Copy all lines in which the word "this" can be found.

====== Items

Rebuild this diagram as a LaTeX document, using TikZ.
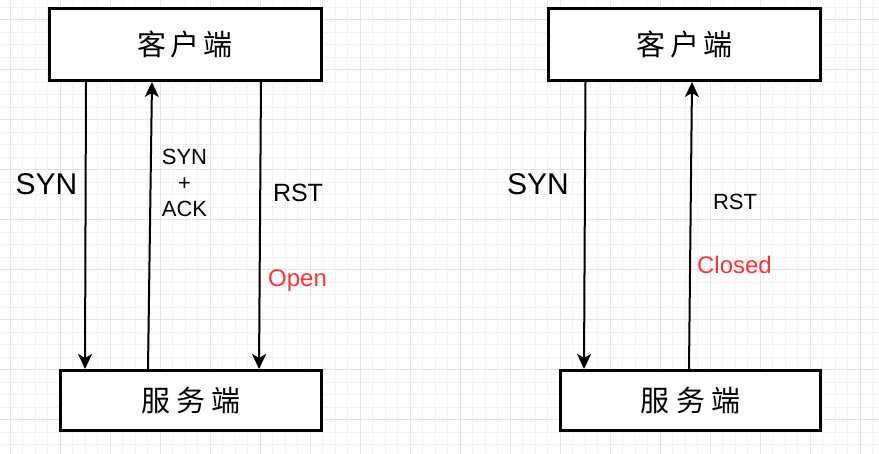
\documentclass[tikz,border=0pt]{standalone}
\usepackage{fontspec}
\setmainfont{Liberation Sans}
\newfontfamily\cjk{Noto Sans CJK SC}
\usetikzlibrary{arrows.meta}
\definecolor{gridminor}{HTML}{F2F2F2}
\definecolor{gridmajor}{HTML}{E4E4E4}
\definecolor{portred}{HTML}{FF3333}

\begin{document}
\begin{tikzpicture}[
					x=1pt,y=-1pt,
					box/.style={rectangle,draw,line width=3pt,fill=white,inner sep=0pt},
					cli/.style={box,minimum width=272pt,minimum height=72pt},
					srv/.style={box,minimum width=261pt,minimum height=60pt},
					msg/.style={-{Stealth[length=15pt,width=14pt,inset=4pt]},line width=2pt},
					lbl/.style={anchor=base,inner sep=0pt},
					]
					\useasboundingbox (0,0) rectangle (879,454);
					% background grid
					\foreach \x in {10,22.5,...,879} \draw[gridminor,line width=1pt] (\x,0) -- (\x,454);
					\foreach \y in {7.5,20,...,454} \draw[gridminor,line width=1pt] (0,\y) -- (879,\y);
					\foreach \x in {10,60,...,879} \draw[gridmajor,line width=1pt] (\x,0) -- (\x,454);
					\foreach \y in {20,70,...,454} \draw[gridmajor,line width=1pt] (0,\y) -- (879,\y);
					% left: open port
					\node [cli] (lcli) at (185,44.5) {\fontsize{29}{34}\selectfont\cjk 客\hspace{4.5pt}户\hspace{4.5pt}端};
					\node [srv] (lsrv) at (191,400.5) {\fontsize{29}{34}\selectfont\cjk 服\hspace{6.5pt}务\hspace{6.5pt}端};
					\draw[msg] (lcli.south -| 86,0) -- (lsrv.north -| 85,0);
					\draw[msg] (lsrv.north -| 148,0) -- (lcli.south -| 152,0);
					\draw[msg] (lcli.south -| 261,0) -- (lsrv.north -| 259,0);
					\node [lbl,font=\fontsize{30}{36}\selectfont] (lsyn) at (46.5,195) {SYN};
					\node [inner sep=0pt,align=center,font=\fontsize{22}{26}\selectfont] (lsynack) at (184.5,183) {SYN\\+\\ACK};
					\node [lbl,font=\fontsize{25}{30}\selectfont] (lrst) at (298,202) {RST};
					\node [lbl,font=\fontsize{24}{29}\selectfont,text=portred] (lopen) at (297.5,287) {Open};
					% right: closed port
					\node [cli] (rcli) at (684.5,44.5) {\fontsize{29}{34}\selectfont\cjk 客\hspace{4.5pt}户\hspace{4.5pt}端};
					\node [srv,minimum width=260pt] (rsrv) at (690.5,400.5) {\fontsize{29}{34}\selectfont\cjk 服\hspace{6.5pt}务\hspace{6.5pt}端};
					\draw[msg] (rcli.south -| 585.5,0) -- (rsrv.north -| 584,0);
					\draw[msg] (rsrv.north -| 689,0) -- (rcli.south -| 692,0);
					\node [lbl,font=\fontsize{30}{36}\selectfont] (rsyn) at (538,195) {SYN};
					\node [lbl,font=\fontsize{22}{26}\selectfont] (rrst) at (735,210) {RST};
					\node [lbl,font=\fontsize{24}{29}\selectfont,text=portred] (rclosed) at (734.5,274) {Closed};
				\end{tikzpicture}
\end{document}
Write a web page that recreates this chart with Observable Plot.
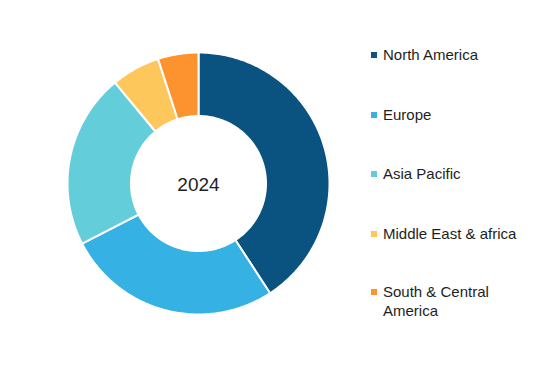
<!DOCTYPE html>
<html>
<head>
<meta charset="utf-8">
<script src="https://cdn.jsdelivr.net/npm/d3@7"></script>
<script src="https://cdn.jsdelivr.net/npm/@observablehq/plot@0.6"></script>
<style>
  html, body { margin: 0; padding: 0; background: #fff; }
  #wrap { position: relative; width: 550px; height: 365px; font-family: "Liberation Sans", Arial, sans-serif; }
  #legend { position: absolute; left: 371px; top: 0; width: 150px; }
  .item { position: absolute; left: 0; width: 150px; display: flex; align-items: flex-start; font-size: 15px; color: #1e1e1e; line-height: 19px; }
  .sw { width: 6px; height: 6px; margin-top: 7px; margin-right: 6px; flex: none; }
</style>
</head>
<body>
<div id="wrap"><div id="chart"></div><div id="legend"></div></div>
<script>
const regions = ["North America", "Europe", "Asia Pacific", "Middle East & africa", "South & Central America"];
const shares = [40.8, 26.6, 21.6, 6.0, 5.0];
const colors = ["#0a527f", "#35b1e3", "#63ced9", "#fec75c", "#fc932f"];
const centerLabel = "2024";

const inner = 67.5 / 131;
const data = regions.map((r, i) => ({region: r, value: shares[i]}));
const arcs = d3.pie().sort(null).value(d => d.value)(data);
const pts = [];
for (const a of arcs) {
  const n = Math.max(8, Math.ceil((a.endAngle - a.startAngle) * 60));
  for (let k = 0; k <= n; k++) {
    const t = a.startAngle + (a.endAngle - a.startAngle) * k / n;
    pts.push({region: a.data.region, x: Math.sin(t), y: Math.cos(t)});
  }
  for (let k = n; k >= 0; k--) {
    const t = a.startAngle + (a.endAngle - a.startAngle) * k / n;
    pts.push({region: a.data.region, x: inner * Math.sin(t), y: inner * Math.cos(t)});
  }
}

const chart = Plot.plot({
  width: 550,
  height: 365,
  margin: 0,
  x: {domain: [-1, 1], range: [67, 329], axis: null},
  y: {domain: [-1, 1], range: [314, 52], axis: null},
  color: {domain: regions, range: colors},
  marks: [
    Plot.line(pts, {x: "x", y: "y", z: "region", fill: "region", stroke: "white", strokeWidth: 2, curve: "linear-closed"}),
    Plot.text([centerLabel], {x: [0], y: [0], text: d => d, fontSize: 19, fill: "#1e1e1e", fontFamily: "Liberation Sans, Arial, sans-serif", dy: 1})
  ]
});
document.getElementById("chart").appendChild(chart);

const tops = [45, 105, 164, 224, 282];
const leg = document.getElementById("legend");
regions.forEach((r, i) => {
  const it = document.createElement("div");
  it.className = "item";
  it.style.top = tops[i] + "px";
  const sw = document.createElement("span");
  sw.className = "sw";
  sw.style.background = colors[i];
  const tx = document.createElement("span");
  tx.textContent = r;
  it.appendChild(sw); it.appendChild(tx);
  leg.appendChild(it);
});
</script>
</body>
</html>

============

■ Reply:
Rebuild this diagram as a LaTeX document, using TikZ.
Write a web page that recreates this chart with Observable Plot.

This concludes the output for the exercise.